Beitbridge-based gospel artiste Hermish Cheya's relocation from South Africa to Zimbabwe has become a blessing after he managed to pool resources to record his second album this year.
Cheya, who was formerly based in Cape Town, has since 2016 struggled to make it in the music industry in the neighbouring country. Although he tried to make inroads in 2016 after enlisting the assistance of renowned gospel diva, Deborah, releasing a second album in that country became a hurdle.
He then retraced his footsteps to Beitbridge in 2017. "Although the first album fared well on the market, I have been failing to record a second album and only revived my music career in 2020 after having moved to Beitbridge in 2017," said Cheya.
The soft-spoken die-hard Dendera music fan started working on his latest offering, "Nhare", last year and was only able to release it last month.
The album is loaded with eight tracks -- "Nhare", "Garaipano", "Chitenderano", "Wandisimudza", "Restoration", "Hatina Nhamo", "Buruka Mweya" and "Munyengeri".

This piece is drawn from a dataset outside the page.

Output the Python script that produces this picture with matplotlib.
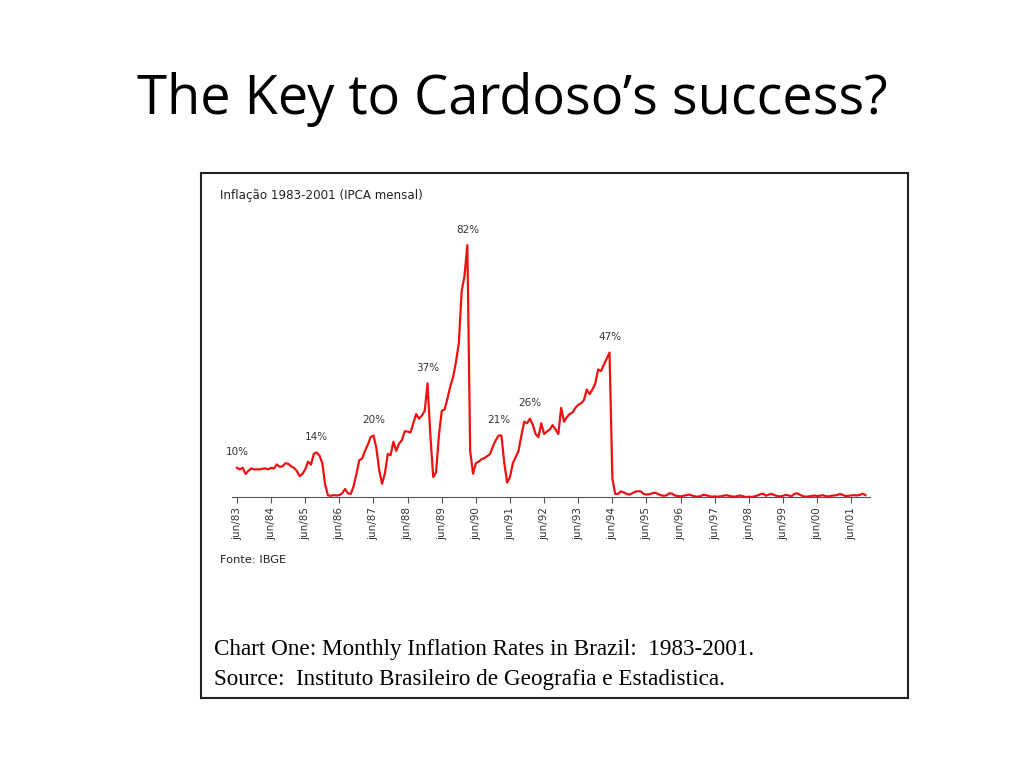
import matplotlib.pyplot as plt
from matplotlib.patches import Rectangle

# monthly IPCA inflation (%), starting jun/83
inflation = [
    # jun/83 - may/84
    9.5, 9.0, 9.5, 7.5, 8.5, 9.3, 9.0, 9.0, 9.0, 9.2, 9.3, 9.0,
    # jun/84 - may/85
    9.5, 9.3, 10.6, 9.8, 10.0, 11.0, 10.8, 10.0, 9.5, 8.5, 6.8, 7.5,
    # jun/85 - may/86
    9.0, 11.5, 10.5, 14.0, 14.5, 13.5, 11.0, 4.0, 0.5, 0.4, 0.6, 0.5,
    # jun/86 - may/87
    0.6, 1.2, 2.6, 1.2, 1.0, 3.5, 7.5, 12.0, 12.5, 15.0, 17.0, 19.5,
    # jun/87 - may/88
    20.0, 16.0, 8.7, 4.3, 7.6, 14.0, 13.6, 18.0, 15.0, 17.4, 18.5, 21.4,
    # jun/88 - may/89
    21.3, 21.0, 24.0, 27.0, 25.5, 26.5, 28.0, 37.0, 20.0, 6.5, 8.0, 20.0,
    # jun/89 - may/90
    28.0, 28.5, 32.0, 36.0, 39.0, 44.0, 50.0, 67.0, 72.0, 82.0, 15.0, 7.6,
    # jun/90 - may/91
    11.0, 11.5, 12.3, 12.7, 13.3, 14.0, 16.5, 18.5, 20.0, 20.0, 11.0, 4.7,
    # jun/91 - may/92
    6.5, 11.0, 13.0, 15.0, 20.0, 24.5, 24.0, 25.5, 23.5, 20.5, 19.5, 24.0,
    # jun/92 - may/93
    20.5, 21.3, 22.0, 23.4, 22.0, 20.5, 29.0, 24.5, 26.0, 27.0, 27.5, 29.0,
    # jun/93 - may/94
    30.0, 30.5, 31.5, 35.0, 33.5, 35.0, 37.0, 41.5, 41.0, 43.0, 45.0, 47.0,
    # jun/94 - jun/95
    6.0, 1.0, 1.0, 1.8, 1.5, 1.0, 0.8, 1.2, 1.7, 1.9, 1.8, 1.0, 0.8,
    # jul/95 - jun/96
    0.9, 1.2, 1.4, 1.0, 0.6, 0.4, 0.5, 1.2, 1.1, 0.5, 0.3, 0.2,
    # jul/96 - jun/97
    0.4, 0.6, 0.8, 0.5, 0.2, 0.1, 0.3, 0.7, 0.6, 0.3, 0.1, 0.2,
    # jul/97 - jun/98
    0.1, 0.2, 0.4, 0.6, 0.4, 0.2, 0.1, 0.3, 0.5, 0.2, 0.0, 0.1,
    # jul/98 - jun/99
    0.0, 0.2, 0.5, 0.9, 1.1, 0.4, 0.8, 1.0, 0.6, 0.3, 0.2, 0.4,
    # jul/99 - jun/00
    0.7, 0.5, 0.2, 1.0, 1.2, 0.7, 0.3, 0.1, 0.2, 0.3, 0.5, 0.3,
    # jul/00 - nov/01
    0.4, 0.6, 0.3, 0.2, 0.4, 0.5, 0.6, 1.0, 0.7, 0.3, 0.4, 0.5,
    0.6, 0.5, 0.7, 1.1, 0.6,
]
tick_labels = [f"jun/{y:02d}" for y in list(range(83, 100)) + [0, 1]]
peak_labels = {0: "10%", 28: "14%", 48: "20%", 67: "37%", 81: "82%",
               92: "21%", 103: "26%", 131: "47%"}

fig = plt.figure(figsize=(10.24, 7.68), dpi=100)
fig.text(0.5, 0.870, "The Key to Cardoso\u2019s success?", ha="center", va="center",
         fontsize=39, family="Open Sans")
fig.patches.append(Rectangle((201 / 1024, 1 - 698 / 768), 707 / 1024, 525 / 768,
                             transform=fig.transFigure, fill=False, lw=1.5,
                             edgecolor="#222222"))

ax = fig.add_axes([232 / 1024, 1 - 497 / 768, 638 / 1024, 267 / 768])
months = list(range(len(inflation)))
ax.plot(months, inflation, color="#ee1111", lw=1.6)
ax.set_xlim(-1.76, 222.6)
ax.set_ylim(0, 86.9)
for s in ["top", "right", "left"]:
    ax.spines[s].set_visible(False)
ax.spines["bottom"].set_color("#555555")
ax.set_yticks([])
ax.set_xticks(range(0, 12 * len(tick_labels), 12))
ax.set_xticklabels(tick_labels, rotation=90, fontsize=7.5, color="#333333")
ax.tick_params(axis="x", length=4, color="#555555")
for i, lab in peak_labels.items():
    ax.annotate(lab, (i, inflation[i]), xytext=(0, 9), textcoords="offset points",
                ha="center", fontsize=7.5, color="#333333")

fig.text(220 / 1024, 1 - 196 / 768, "Inflação 1983-2001 (IPCA mensal)", fontsize=8.6,
         va="center", color="#222222")
fig.text(220 / 1024, 1 - 560 / 768, "Fonte: IBGE", fontsize=8.2, va="center",
         color="#222222")
fig.text(214 / 1024, 1 - 649 / 768, "Chart One: Monthly Inflation Rates in Brazil:  1983-2001.",
         fontsize=16.7, va="center", family="Liberation Serif")
fig.text(214 / 1024, 1 - 680 / 768, "Source:  Instituto Brasileiro de Geografia e Estadistica.",
         fontsize=16.7, va="center", family="Liberation Serif")

fig.savefig("out.png", dpi=100)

"I am grateful to the people at Southern Border Studios. They helped me to find my feet again after having taken a four-year sabbatical.
"The title track 'Nhare' is an encouragement for people to stick with God no matter the challenges they will be experiencing in their daily lives. People must find comfort in the presence of God."
Cheya said the album was loaded with songs performed in various genres, including the Dendera beat.
He said the song "Garaipano", which has a Dendera beat, had been well received by his legion of fans.
Cheya said most of the songs were loaded with praise and social issues.
"I have already started working on videos for 'Nhare', 'Garaipanoand 'Munyengeri, which will be on the market soon. My experience in both Zimbabwe and South Africa has taught me life skills and this has been the driving force for me to keep pushing for success."
All the songs were recorded as singles until he produced enough to make up an album. Cheya said his wish was to see more budding artistes in the border town getting enough exposure and airplay on national radios and television.
This, he said, will build their confidence to produce good music and compete equally with those from other towns.
"My belief is that you don't have to travel to be recognised, but working hard and producing quality products will give you desired results," said Cheya.